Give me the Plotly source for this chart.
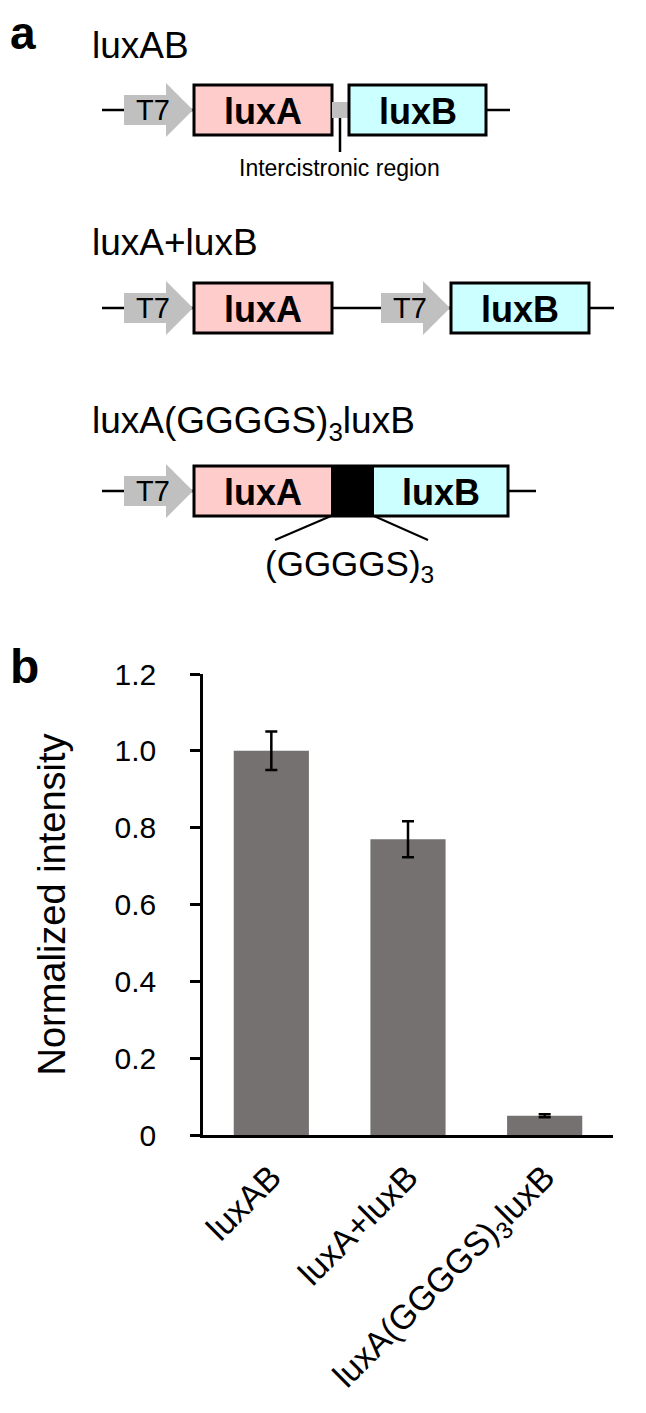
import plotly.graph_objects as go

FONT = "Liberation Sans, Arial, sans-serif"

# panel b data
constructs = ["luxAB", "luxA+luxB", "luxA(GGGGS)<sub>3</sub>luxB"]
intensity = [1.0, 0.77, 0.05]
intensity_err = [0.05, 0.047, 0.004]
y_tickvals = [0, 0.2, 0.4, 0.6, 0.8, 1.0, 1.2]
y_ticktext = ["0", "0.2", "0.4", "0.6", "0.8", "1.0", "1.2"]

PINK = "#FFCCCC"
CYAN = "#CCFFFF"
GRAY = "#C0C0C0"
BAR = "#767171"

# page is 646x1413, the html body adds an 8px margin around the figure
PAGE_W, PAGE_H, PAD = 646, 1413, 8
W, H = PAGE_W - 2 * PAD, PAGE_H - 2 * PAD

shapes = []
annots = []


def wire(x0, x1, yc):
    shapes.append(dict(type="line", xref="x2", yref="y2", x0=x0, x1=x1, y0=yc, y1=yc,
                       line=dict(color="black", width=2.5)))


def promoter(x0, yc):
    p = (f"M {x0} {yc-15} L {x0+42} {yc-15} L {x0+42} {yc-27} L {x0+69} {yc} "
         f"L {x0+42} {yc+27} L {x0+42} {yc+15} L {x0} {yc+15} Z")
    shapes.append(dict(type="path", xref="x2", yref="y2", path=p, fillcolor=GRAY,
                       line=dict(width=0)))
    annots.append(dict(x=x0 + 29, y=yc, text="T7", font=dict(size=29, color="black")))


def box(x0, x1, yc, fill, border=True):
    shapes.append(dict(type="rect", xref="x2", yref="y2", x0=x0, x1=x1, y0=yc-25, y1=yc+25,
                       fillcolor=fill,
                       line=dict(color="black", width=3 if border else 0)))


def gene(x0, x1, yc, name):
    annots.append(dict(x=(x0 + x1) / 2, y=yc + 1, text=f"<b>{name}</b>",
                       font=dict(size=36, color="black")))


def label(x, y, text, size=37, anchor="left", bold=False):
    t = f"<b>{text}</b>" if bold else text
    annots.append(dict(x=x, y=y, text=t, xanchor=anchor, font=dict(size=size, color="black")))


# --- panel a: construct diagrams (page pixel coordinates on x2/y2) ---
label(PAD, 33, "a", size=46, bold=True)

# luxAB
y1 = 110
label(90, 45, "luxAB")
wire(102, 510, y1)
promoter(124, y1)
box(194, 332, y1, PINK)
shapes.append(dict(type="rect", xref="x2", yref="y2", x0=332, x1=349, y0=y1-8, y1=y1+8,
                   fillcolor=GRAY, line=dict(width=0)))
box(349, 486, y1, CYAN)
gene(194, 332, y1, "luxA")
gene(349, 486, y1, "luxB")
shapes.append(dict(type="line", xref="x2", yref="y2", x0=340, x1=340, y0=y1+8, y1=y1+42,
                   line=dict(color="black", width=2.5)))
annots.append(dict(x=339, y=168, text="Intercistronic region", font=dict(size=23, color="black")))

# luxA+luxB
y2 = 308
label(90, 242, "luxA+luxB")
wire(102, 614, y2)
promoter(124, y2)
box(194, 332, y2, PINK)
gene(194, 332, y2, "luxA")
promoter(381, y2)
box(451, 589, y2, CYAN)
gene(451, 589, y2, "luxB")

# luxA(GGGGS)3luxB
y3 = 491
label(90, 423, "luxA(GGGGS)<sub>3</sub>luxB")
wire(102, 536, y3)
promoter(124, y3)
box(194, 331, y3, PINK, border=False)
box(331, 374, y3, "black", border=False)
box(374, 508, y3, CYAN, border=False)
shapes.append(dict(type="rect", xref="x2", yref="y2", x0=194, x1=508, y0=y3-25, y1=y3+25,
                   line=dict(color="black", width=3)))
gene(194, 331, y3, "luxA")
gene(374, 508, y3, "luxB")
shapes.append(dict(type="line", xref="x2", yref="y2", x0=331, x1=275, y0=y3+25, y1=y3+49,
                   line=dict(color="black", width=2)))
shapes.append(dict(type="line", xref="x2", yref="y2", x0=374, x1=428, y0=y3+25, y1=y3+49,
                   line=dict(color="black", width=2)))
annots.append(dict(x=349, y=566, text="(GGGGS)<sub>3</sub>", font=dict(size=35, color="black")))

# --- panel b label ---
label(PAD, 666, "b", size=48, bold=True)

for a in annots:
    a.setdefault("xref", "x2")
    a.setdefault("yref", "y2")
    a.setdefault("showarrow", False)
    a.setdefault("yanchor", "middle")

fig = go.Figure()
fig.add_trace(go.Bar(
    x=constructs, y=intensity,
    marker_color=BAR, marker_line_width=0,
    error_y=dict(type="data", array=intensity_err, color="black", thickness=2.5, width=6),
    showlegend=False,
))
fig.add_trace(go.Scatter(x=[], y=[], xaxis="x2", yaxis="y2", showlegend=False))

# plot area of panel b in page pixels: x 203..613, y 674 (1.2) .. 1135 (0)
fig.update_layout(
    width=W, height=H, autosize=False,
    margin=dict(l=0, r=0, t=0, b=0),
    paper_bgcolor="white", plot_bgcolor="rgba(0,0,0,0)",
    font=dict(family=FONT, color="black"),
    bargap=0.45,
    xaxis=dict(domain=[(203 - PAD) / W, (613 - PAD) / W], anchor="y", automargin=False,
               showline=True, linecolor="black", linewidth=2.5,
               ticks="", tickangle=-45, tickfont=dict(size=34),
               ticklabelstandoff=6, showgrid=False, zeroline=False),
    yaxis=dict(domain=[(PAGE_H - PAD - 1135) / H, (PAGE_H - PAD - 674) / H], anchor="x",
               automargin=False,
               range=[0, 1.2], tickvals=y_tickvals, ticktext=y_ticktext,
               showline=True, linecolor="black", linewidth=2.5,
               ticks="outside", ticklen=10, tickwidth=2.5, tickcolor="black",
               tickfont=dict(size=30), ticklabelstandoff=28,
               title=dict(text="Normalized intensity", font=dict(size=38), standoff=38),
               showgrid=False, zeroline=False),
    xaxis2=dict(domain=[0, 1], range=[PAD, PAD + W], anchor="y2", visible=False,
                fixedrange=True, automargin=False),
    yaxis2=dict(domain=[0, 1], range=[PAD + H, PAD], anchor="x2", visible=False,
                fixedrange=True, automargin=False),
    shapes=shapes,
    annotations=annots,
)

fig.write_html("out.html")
★ ★ ★ ★ ★
Retype everything in the material word for word, minus pictures.

Give me the Plotly source for this chart.
import plotly.graph_objects as go

FONT = "Liberation Sans, Arial, sans-serif"

# panel b data
constructs = ["luxAB", "luxA+luxB", "luxA(GGGGS)<sub>3</sub>luxB"]
intensity = [1.0, 0.77, 0.05]
intensity_err = [0.05, 0.047, 0.004]
y_tickvals = [0, 0.2, 0.4, 0.6, 0.8, 1.0, 1.2]
y_ticktext = ["0", "0.2", "0.4", "0.6", "0.8", "1.0", "1.2"]

PINK = "#FFCCCC"
CYAN = "#CCFFFF"
GRAY = "#C0C0C0"
BAR = "#767171"

# page is 646x1413, the html body adds an 8px margin around the figure
PAGE_W, PAGE_H, PAD = 646, 1413, 8
W, H = PAGE_W - 2 * PAD, PAGE_H - 2 * PAD

shapes = []
annots = []


def wire(x0, x1, yc):
    shapes.append(dict(type="line", xref="x2", yref="y2", x0=x0, x1=x1, y0=yc, y1=yc,
                       line=dict(color="black", width=2.5)))


def promoter(x0, yc):
    p = (f"M {x0} {yc-15} L {x0+42} {yc-15} L {x0+42} {yc-27} L {x0+69} {yc} "
         f"L {x0+42} {yc+27} L {x0+42} {yc+15} L {x0} {yc+15} Z")
    shapes.append(dict(type="path", xref="x2", yref="y2", path=p, fillcolor=GRAY,
                       line=dict(width=0)))
    annots.append(dict(x=x0 + 29, y=yc, text="T7", font=dict(size=29, color="black")))


def box(x0, x1, yc, fill, border=True):
    shapes.append(dict(type="rect", xref="x2", yref="y2", x0=x0, x1=x1, y0=yc-25, y1=yc+25,
                       fillcolor=fill,
                       line=dict(color="black", width=3 if border else 0)))


def gene(x0, x1, yc, name):
    annots.append(dict(x=(x0 + x1) / 2, y=yc + 1, text=f"<b>{name}</b>",
                       font=dict(size=36, color="black")))


def label(x, y, text, size=37, anchor="left", bold=False):
    t = f"<b>{text}</b>" if bold else text
    annots.append(dict(x=x, y=y, text=t, xanchor=anchor, font=dict(size=size, color="black")))


# --- panel a: construct diagrams (page pixel coordinates on x2/y2) ---
label(PAD, 33, "a", size=46, bold=True)

# luxAB
y1 = 110
label(90, 45, "luxAB")
wire(102, 510, y1)
promoter(124, y1)
box(194, 332, y1, PINK)
shapes.append(dict(type="rect", xref="x2", yref="y2", x0=332, x1=349, y0=y1-8, y1=y1+8,
                   fillcolor=GRAY, line=dict(width=0)))
box(349, 486, y1, CYAN)
gene(194, 332, y1, "luxA")
gene(349, 486, y1, "luxB")
shapes.append(dict(type="line", xref="x2", yref="y2", x0=340, x1=340, y0=y1+8, y1=y1+42,
                   line=dict(color="black", width=2.5)))
annots.append(dict(x=339, y=168, text="Intercistronic region", font=dict(size=23, color="black")))

# luxA+luxB
y2 = 308
label(90, 242, "luxA+luxB")
wire(102, 614, y2)
promoter(124, y2)
box(194, 332, y2, PINK)
gene(194, 332, y2, "luxA")
promoter(381, y2)
box(451, 589, y2, CYAN)
gene(451, 589, y2, "luxB")

# luxA(GGGGS)3luxB
y3 = 491
label(90, 423, "luxA(GGGGS)<sub>3</sub>luxB")
wire(102, 536, y3)
promoter(124, y3)
box(194, 331, y3, PINK, border=False)
box(331, 374, y3, "black", border=False)
box(374, 508, y3, CYAN, border=False)
shapes.append(dict(type="rect", xref="x2", yref="y2", x0=194, x1=508, y0=y3-25, y1=y3+25,
                   line=dict(color="black", width=3)))
gene(194, 331, y3, "luxA")
gene(374, 508, y3, "luxB")
shapes.append(dict(type="line", xref="x2", yref="y2", x0=331, x1=275, y0=y3+25, y1=y3+49,
                   line=dict(color="black", width=2)))
shapes.append(dict(type="line", xref="x2", yref="y2", x0=374, x1=428, y0=y3+25, y1=y3+49,
                   line=dict(color="black", width=2)))
annots.append(dict(x=349, y=566, text="(GGGGS)<sub>3</sub>", font=dict(size=35, color="black")))

# --- panel b label ---
label(PAD, 666, "b", size=48, bold=True)

for a in annots:
    a.setdefault("xref", "x2")
    a.setdefault("yref", "y2")
    a.setdefault("showarrow", False)
    a.setdefault("yanchor", "middle")

fig = go.Figure()
fig.add_trace(go.Bar(
    x=constructs, y=intensity,
    marker_color=BAR, marker_line_width=0,
    error_y=dict(type="data", array=intensity_err, color="black", thickness=2.5, width=6),
    showlegend=False,
))
fig.add_trace(go.Scatter(x=[], y=[], xaxis="x2", yaxis="y2", showlegend=False))

# plot area of panel b in page pixels: x 203..613, y 674 (1.2) .. 1135 (0)
fig.update_layout(
    width=W, height=H, autosize=False,
    margin=dict(l=0, r=0, t=0, b=0),
    paper_bgcolor="white", plot_bgcolor="rgba(0,0,0,0)",
    font=dict(family=FONT, color="black"),
    bargap=0.45,
    xaxis=dict(domain=[(203 - PAD) / W, (613 - PAD) / W], anchor="y", automargin=False,
               showline=True, linecolor="black", linewidth=2.5,
               ticks="", tickangle=-45, tickfont=dict(size=34),
               ticklabelstandoff=6, showgrid=False, zeroline=False),
    yaxis=dict(domain=[(PAGE_H - PAD - 1135) / H, (PAGE_H - PAD - 674) / H], anchor="x",
               automargin=False,
               range=[0, 1.2], tickvals=y_tickvals, ticktext=y_ticktext,
               showline=True, linecolor="black", linewidth=2.5,
               ticks="outside", ticklen=10, tickwidth=2.5, tickcolor="black",
               tickfont=dict(size=30), ticklabelstandoff=28,
               title=dict(text="Normalized intensity", font=dict(size=38), standoff=38),
               showgrid=False, zeroline=False),
    xaxis2=dict(domain=[0, 1], range=[PAD, PAD + W], anchor="y2", visible=False,
                fixedrange=True, automargin=False),
    yaxis2=dict(domain=[0, 1], range=[PAD + H, PAD], anchor="x2", visible=False,
                fixedrange=True, automargin=False),
    shapes=shapes,
    annotations=annots,
)

fig.write_html("out.html")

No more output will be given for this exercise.